Without the pictures, output the lines of the material from the very first through the one that holds "21.627, 21.792, 21.883, 21.978, 22.040]".

——————————

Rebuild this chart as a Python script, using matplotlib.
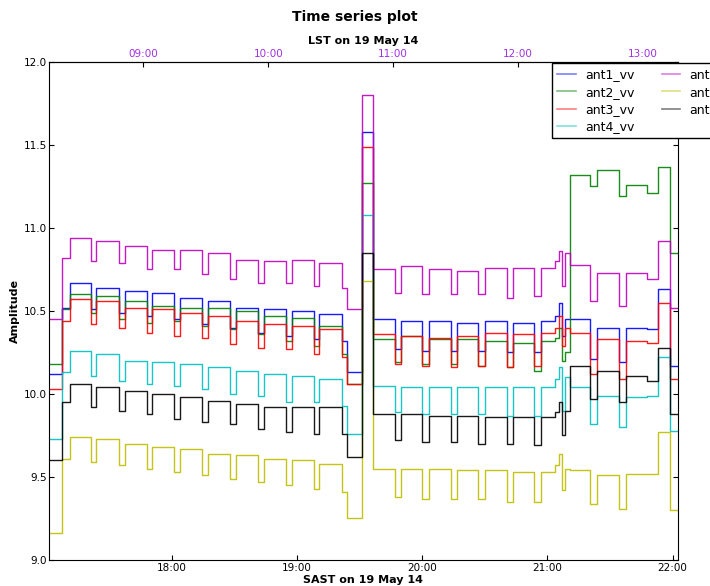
import matplotlib
matplotlib.use("Agg")
import matplotlib.pyplot as plt
from matplotlib.ticker import FixedLocator, FuncFormatter, MultipleLocator

# segment edges in SAST hours (step levels hold between consecutive edges)
edges = [17.021, 17.125, 17.186,
         17.351, 17.396, 17.577, 17.623, 17.799, 17.843, 18.019, 18.065,
         18.243, 18.291, 18.464, 18.510, 18.690, 18.736, 18.911, 18.957,
         19.135, 19.177,
         19.356, 19.401, 19.516, 19.609,
         19.782, 19.830, 20.000, 20.054, 20.227, 20.280, 20.447, 20.501,
         20.674, 20.727, 20.896, 20.952,
         21.060, 21.090, 21.113, 21.140, 21.180, 21.339, 21.395, 21.571,
         21.627, 21.792, 21.883, 21.978, 22.040]

# amplitude per segment
ant1_vv = [10.12, 10.52,
           10.67, 10.51, 10.64, 10.49, 10.62, 10.47, 10.61, 10.45, 10.58, 10.42,
           10.56, 10.40, 10.52, 10.37, 10.51, 10.35, 10.50, 10.33, 10.48,
           10.32, 10.13, 11.58,
           10.45, 10.27, 10.44, 10.26, 10.44, 10.26, 10.43, 10.26, 10.44, 10.25,
           10.43, 10.25, 10.44,
           10.47, 10.55, 10.35, 10.45, 10.45, 10.21, 10.40, 10.19, 10.40, 10.39,
           10.63, 10.17]
ant2_vv = [10.18, 10.51,
           10.60, 10.49, 10.59, 10.45, 10.56, 10.43, 10.53, 10.44, 10.52, 10.41,
           10.52, 10.39, 10.50, 10.36, 10.47, 10.32, 10.46, 10.29, 10.41,
           10.24, 10.06, 11.27,
           10.33, 10.19, 10.35, 10.18, 10.33, 10.18, 10.33, 10.17, 10.32, 10.16,
           10.31, 10.14, 10.32,
           10.34, 10.40, 10.20, 10.25, 11.32, 11.25, 11.35, 11.19, 11.26, 11.21,
           11.37, 10.85]
ant3_vv = [10.03, 10.44,
           10.57, 10.42, 10.56, 10.40, 10.52, 10.37, 10.51, 10.35, 10.49, 10.34,
           10.47, 10.30, 10.44, 10.28, 10.42, 10.27, 10.41, 10.24, 10.39,
           10.22, 10.06, 11.49,
           10.36, 10.18, 10.35, 10.17, 10.34, 10.16, 10.35, 10.17, 10.37, 10.16,
           10.36, 10.17, 10.37,
           10.40, 10.47, 10.29, 10.40, 10.37, 10.12, 10.33, 10.09, 10.32, 10.31,
           10.55, 10.09]
ant4_vv = [9.73, 10.13,
           10.26, 10.11, 10.24, 10.08, 10.20, 10.06, 10.19, 10.05, 10.18, 10.03,
           10.16, 10.00, 10.14, 9.99, 10.12, 9.95, 10.11, 9.95, 10.09,
           9.93, 9.76, 11.08,
           10.05, 9.89, 10.04, 9.88, 10.04, 9.88, 10.04, 9.88, 10.04, 9.87,
           10.04, 9.87, 10.04,
           10.09, 10.16, 9.90, 10.10, 10.04, 9.82, 9.99, 9.80, 9.98, 9.99,
           10.22, 9.78]
ant5_vv = [10.45, 10.82,
           10.94, 10.80, 10.92, 10.79, 10.89, 10.75, 10.87, 10.75, 10.87, 10.72,
           10.85, 10.69, 10.81, 10.67, 10.80, 10.67, 10.81, 10.65, 10.79,
           10.64, 10.51, 11.80,
           10.75, 10.61, 10.77, 10.60, 10.75, 10.60, 10.74, 10.60, 10.76, 10.58,
           10.76, 10.59, 10.76,
           10.80, 10.86, 10.65, 10.85, 10.78, 10.56, 10.73, 10.53, 10.73, 10.69,
           10.92, 10.52]
ant6_vv = [9.16, 9.61,
           9.74, 9.59, 9.73, 9.57, 9.70, 9.55, 9.68, 9.53, 9.67, 9.51,
           9.64, 9.49, 9.63, 9.47, 9.61, 9.45, 9.60, 9.43, 9.58,
           9.41, 9.25, 10.68,
           9.55, 9.38, 9.55, 9.37, 9.55, 9.37, 9.54, 9.37, 9.54, 9.35,
           9.53, 9.35, 9.53,
           9.57, 9.64, 9.42, 9.55, 9.54, 9.34, 9.51, 9.31, 9.52, 9.52,
           9.77, 9.30]
ant7_vv = [9.60, 9.95,
           10.06, 9.92, 10.04, 9.90, 10.02, 9.88, 10.00, 9.85, 9.98, 9.83,
           9.96, 9.82, 9.94, 9.79, 9.92, 9.77, 9.92, 9.76, 9.92,
           9.76, 9.62, 10.85,
           9.88, 9.72, 9.88, 9.71, 9.87, 9.71, 9.87, 9.70, 9.86, 9.70,
           9.86, 9.69, 9.86,
           9.89, 9.95, 9.75, 9.90, 10.17, 9.97, 10.14, 9.95, 10.11, 10.08,
           10.28, 9.88]

labels = ['ant1_vv', 'ant2_vv', 'ant3_vv', 'ant4_vv', 'ant5_vv', 'ant6_vv', 'ant7_vv']
series = [ant1_vv, ant2_vv, ant3_vv, ant4_vv, ant5_vv, ant6_vv, ant7_vv]
colors = ['b', 'g', 'r', 'c', 'm', 'y', 'k']

sast_ticks = [18, 19, 20, 21, 22]
lst_ticks = [9, 10, 11, 12, 13]
lst_zero = 17.773       # SAST hour at which LST reads 09:00
sidereal = 1.0027379

fig = plt.figure(figsize=(7.1, 5.86), dpi=100)
ax = fig.add_axes([0.0694, 0.0444, 0.8851, 0.8498])

for vals, lab, col in zip(series, labels, colors):
    ax.plot(edges, vals + [vals[-1]], drawstyle='steps-post', color=col,
            lw=1.0, alpha=0.9, label=lab)

ax.set_xlim(17.021, 22.040)
ax.set_ylim(9.0, 12.0)
ax.yaxis.set_major_locator(MultipleLocator(0.5))
ax.yaxis.set_major_formatter(FuncFormatter(lambda v, p: f"{v:.1f}"))
ax.xaxis.set_major_locator(FixedLocator(sast_ticks))
ax.xaxis.set_major_formatter(FuncFormatter(lambda v, p: f"{int(round(v)):02d}:00"))
ax.tick_params(direction='in', length=3.5, labelsize=7.5, pad=2.5)
ax.tick_params(axis='y', right=True, pad=1.5)
ax.set_xlabel('SAST on 19 May 14', fontsize=8, fontweight='bold', labelpad=1)
ax.set_ylabel('Amplitude', fontsize=8, fontweight='bold', labelpad=3)

top = ax.secondary_xaxis(
    'top',
    functions=(lambda s: (s - lst_zero) * sidereal + 9,
               lambda l: (l - 9) / sidereal + lst_zero))
top.xaxis.set_major_locator(FixedLocator(lst_ticks))
top.xaxis.set_major_formatter(FuncFormatter(lambda v, p: f"{int(round(v)):02d}:00"))
top.tick_params(direction='in', length=3.5, labelsize=7.5, labelcolor='#a030e0', pad=2)
top.set_xlabel('LST on 19 May 14', fontsize=8, fontweight='bold', labelpad=4)

fig.suptitle('Time series plot', fontsize=10, fontweight='bold', y=0.971, va='center')

leg = ax.legend(loc='upper left', bbox_to_anchor=(0.7779, 0.892),
                bbox_transform=fig.transFigure, ncol=2, fontsize=9,
                labelspacing=0.35, handlelength=1.5, handletextpad=0.7,
                columnspacing=2.2, fancybox=False, framealpha=1,
                edgecolor='black', borderaxespad=0)
for h in leg.legend_handles:
    h.set_alpha(0.5)
    h.set_linewidth(1.2)

fig.savefig('out.png', dpi=100)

——————————

Written response:
Rebuild this chart as a Python script, using matplotlib.
import matplotlib
matplotlib.use("Agg")
import matplotlib.pyplot as plt
from matplotlib.ticker import FixedLocator, FuncFormatter, MultipleLocator

# segment edges in SAST hours (step levels hold between consecutive edges)
edges = [17.021, 17.125, 17.186,
         17.351, 17.396, 17.577, 17.623, 17.799, 17.843, 18.019, 18.065,
         18.243, 18.291, 18.464, 18.510, 18.690, 18.736, 18.911, 18.957,
         19.135, 19.177,
         19.356, 19.401, 19.516, 19.609,
         19.782, 19.830, 20.000, 20.054, 20.227, 20.280, 20.447, 20.501,
         20.674, 20.727, 20.896, 20.952,
         21.060, 21.090, 21.113, 21.140, 21.180, 21.339, 21.395, 21.571,
         21.627, 21.792, 21.883, 21.978, 22.040]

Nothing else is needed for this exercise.